À quoi ressemblent le malheur et le bonheur dans l’enfance ? Au deuil et à la perte, à l’amour et à l’amitié. Comme chez les grands, comme dans l’immense petit film du Suisse Claude Barras, découvert à la Quinzaine des Réalisateurs à Cannes en mai dernier.
La mort arrive aussi dans la vie des enfants. Tôt ou tard, ils savent le commencement et la fin, ils apprennent que seul ce qui vit meurt. La mort est dans les fables, dans les contes, dans les livres et au cinéma. Elle ne condamne pas seulement les méchants, les monstres, les sorcières. Elle est là pour nous, menace pesant comme une épée posée sur notre cou, éveil à la conscience de la finitude ou expérience de sa tragédie traumatique.
Claude Barras n’est pas le premier à filmer la mort et l’innocence foudroyée.

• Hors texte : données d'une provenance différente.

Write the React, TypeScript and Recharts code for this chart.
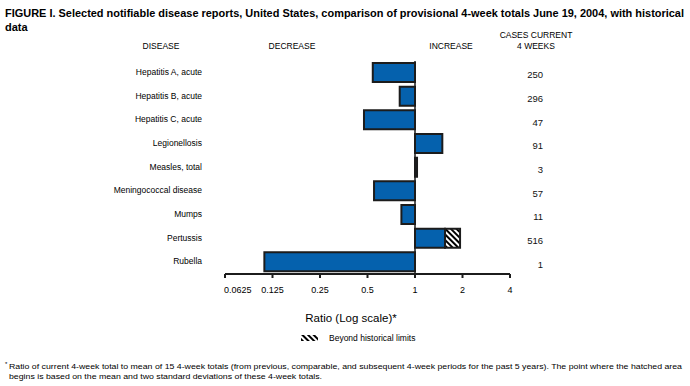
import React from "react"
import { BarChart, Bar, XAxis, YAxis, ReferenceLine } from "recharts"

const diseases = [
	"Hepatitis A, acute",
	"Hepatitis B, acute",
	"Hepatitis C, acute",
	"Legionellosis",
	"Measles, total",
	"Meningococcal disease",
	"Mumps",
	"Pertussis",
	"Rubella",
]
const ratios = [0.54, 0.8, 0.475, 1.49, 1.03, 0.55, 0.82, 1.55, 0.111]
const beyondLimits: (number | null)[] = [null, null, null, null, null, null, null, 1.93, null]
const cases = ["250", "296", "47", "91", "3", "57", "11", "516", "1"]
const ratioTicks = [0.0625, 0.125, 0.25, 0.5, 1, 2, 4]

const data = diseases.map((disease, i) => ({
	disease,
	cases: cases[i],
	ratio: [Math.min(1, ratios[i]), Math.max(1, ratios[i])],
	beyond: beyondLimits[i] != null ? [ratios[i], beyondLimits[i]] : null,
}))

const FONT = "'Liberation Sans', Arial, Helvetica, sans-serif"
const BLUE = "#0561ad"
const EDGE = "#1c1c1c"

const XTick = (props: any) => {
	const { x, y, payload, index } = props
	const first = index === 0
	return (
		<text
			x={first ? x - 1 : x}
			y={y}
			dy="0.71em"
			textAnchor={first ? "start" : "middle"}
			fontSize={9}
			fill="#000"
			fontFamily={FONT}>
			{String(payload.value)}
		</text>
	)
}

const DiseaseTick = (props: any) => {
	const { x, y, payload } = props
	return (
		<text x={x} y={y - 1} dy="0.355em" textAnchor="end" fontSize={8.5} fill="#000" fontFamily={FONT}>
			{payload.value}
		</text>
	)
}

const CasesTick = (props: any) => {
	const { x, y, payload } = props
	return (
		<text
			x={x + 33}
			y={y + 2}
			dy="0.355em"
			textAnchor="end"
			fontSize={9.5}
			fontWeight="normal"
			fill="#111"
			stroke="none"
			fontFamily={FONT}>
			{payload.value}
		</text>
	)
}

const App = () => {
	return (
		<div style={{ position: "absolute", left: 0, top: 0, width: 690, height: 386, background: "#fff" }}>
			<BarChart
				width={690}
				height={386}
				data={data}
				layout="vertical"
				barGap={-19}
				margin={{ top: 61, right: 140, left: 125, bottom: 82 }}
				style={{ fontFamily: FONT }}>
				<defs>
					<pattern id="hatch" width="4" height="4" patternUnits="userSpaceOnUse" patternTransform="rotate(-45)">
						<rect width="4" height="4" fill="#fff" />
						<rect width="2" height="4" fill="#000" />
					</pattern>
				</defs>
				<XAxis
					type="number"
					scale="log"
					domain={[0.0625, 4]}
					ticks={ratioTicks}
					allowDataOverflow
					height={30}
					tick={<XTick />}
					tickSize={4}
					tickMargin={9}
					axisLine={{ stroke: EDGE, strokeWidth: 2 }}
					tickLine={{ stroke: EDGE, strokeWidth: 2 }}
					interval={0}
				/>
				<YAxis
					yAxisId="left"
					type="category"
					dataKey="disease"
					width={100}
					axisLine={false}
					tickLine={false}
					tickSize={0}
					tickMargin={23}
					interval={0}
					tick={<DiseaseTick />}
				/>
				<YAxis
					yAxisId="right"
					orientation="right"
					type="category"
					dataKey="cases"
					width={40}
					axisLine={false}
					tickLine={false}
					tickSize={0}
					tickMargin={0}
					interval={0}
					tick={<CasesTick />}
				/>
				<ReferenceLine x={1} yAxisId="left" stroke={EDGE} strokeWidth={1.5} />
				<Bar
					yAxisId="left"
					dataKey="ratio"
					fill={BLUE}
					stroke={EDGE}
					strokeWidth={2}
					barSize={19}
					isAnimationActive={false}
				/>
				<Bar
					yAxisId="left"
					dataKey="beyond"
					fill="url(#hatch)"
					stroke={EDGE}
					strokeWidth={2}
					barSize={19}
					isAnimationActive={false}
				/>
			</BarChart>
			<svg
				width={690}
				height={386}
				style={{ position: "absolute", left: 0, top: 0, pointerEvents: "none" }}
				fontFamily={FONT}>
				<defs>
					<pattern id="hatchLegend" width="4" height="4" patternUnits="userSpaceOnUse" patternTransform="rotate(-45)">
						<rect width="4" height="4" fill="#fff" />
						<rect width="2" height="4" fill="#000" />
					</pattern>
				</defs>
				<text x={5} y={17} fontSize={11} fontWeight="bold" textLength={679} lengthAdjust="spacingAndGlyphs">
					FIGURE I. Selected notifiable disease reports, United States, comparison of provisional 4-week totals June 19, 2004, with historical
				</text>
				<text x={5} y={31} fontSize={11} fontWeight="bold">
					data
				</text>
				<text x={161} y={49} fontSize={8.5} textAnchor="middle">DISEASE</text>
				<text x={292} y={49} fontSize={8.5} textAnchor="middle">DECREASE</text>
				<text x={451} y={49} fontSize={8.5} textAnchor="middle">INCREASE</text>
				<text x={536} y={38} fontSize={8.5} textAnchor="middle">CASES CURRENT</text>
				<text x={536} y={49} fontSize={8.5} textAnchor="middle">4 WEEKS</text>
				<text x={351} y={322} fontSize={11.5} textAnchor="middle">Ratio (Log scale)*</text>
				<rect x={301} y={335} width={17} height={6} fill="url(#hatchLegend)" />
				<text x={329} y={341} fontSize={8.5}>Beyond historical limits</text>
				<text x={5} y={366} fontSize={6}>*</text>
				<text x={9} y={369} fontSize={8} textLength={673} lengthAdjust="spacingAndGlyphs">
					Ratio of current 4-week total to mean of 15 4-week totals (from previous, comparable, and subsequent 4-week periods for the past 5 years). The point where the hatched area
				</text>
				<text x={9} y={379} fontSize={8} textLength={313} lengthAdjust="spacingAndGlyphs">
					begins is based on the mean and two standard deviations of these 4-week totals.
				</text>
			</svg>
		</div>
	)
}

export default App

On a tous en tête la mort violente de la mère de Bambi, tuée par les chasseurs dans le film de Disney sorti au mitan de la Seconde Guerre mondiale. « Maman… ? » : l’appel déchirant du jeune faon reste dans nos souvenirs les plus tristes. Nos parents ne sont pas éternels et personne ne l’est.
Avec Banquise, son court-métrage d’animation dessinée, sélectionné au Festival de Cannes en 2006, Claude Barras ne faisait pas seulement mourir les grands, les vieux ou les malades, par fatalité : il tuait l’enfance même, une petite fille trop grosse, trop seule, trop triste, qui voulait devenir mince, populaire et joyeuse. Dans un été caniculaire, elle revêtait sous un soleil trop fort ses habits d’hiver, un manteau, une écharpe, un bonnet. Marine fondait, Marine mourait de chaud.
Claude Barras fait revenir la mort dans Ma vie de Courgette. Comme Bambi, Courgette, le petit garçon marionnette de son premier long-métrage en stop-motion, a perdu sa mère, alcoolique. Peut-être est-ce lui qui l’a tuée, accidentellement. Il le croit, comme il croit au ciel et croit aux rêves. Comme Bambi, Courgette est ce petit orphelin vaillant qui ne s’effondre pas. Il ne renonce pas, il n’abandonne pas, il ne désarme pas devant son drame et sa souffrance : Courgette est vivant et dans ses grands yeux naïfs vivent l’espoir et le réenchantement.
Adapté du livre de Gilles Paris, scénarisé par Céline Sciamma, Ma vie de Courgette gonfle le cœur. Tout est dur, tout est tendre, tout est drôle, et l’on songe que Claude Barras aura revu Épicure dans sa Lettre à Ménécée : « La mort n’est rien pour nous, puisque, tant que nous existons nous-mêmes, la mort n’est pas ». Courgette vit sa vie, à hauteur d’une enfance éternellement douce. Courgette est un bonheur.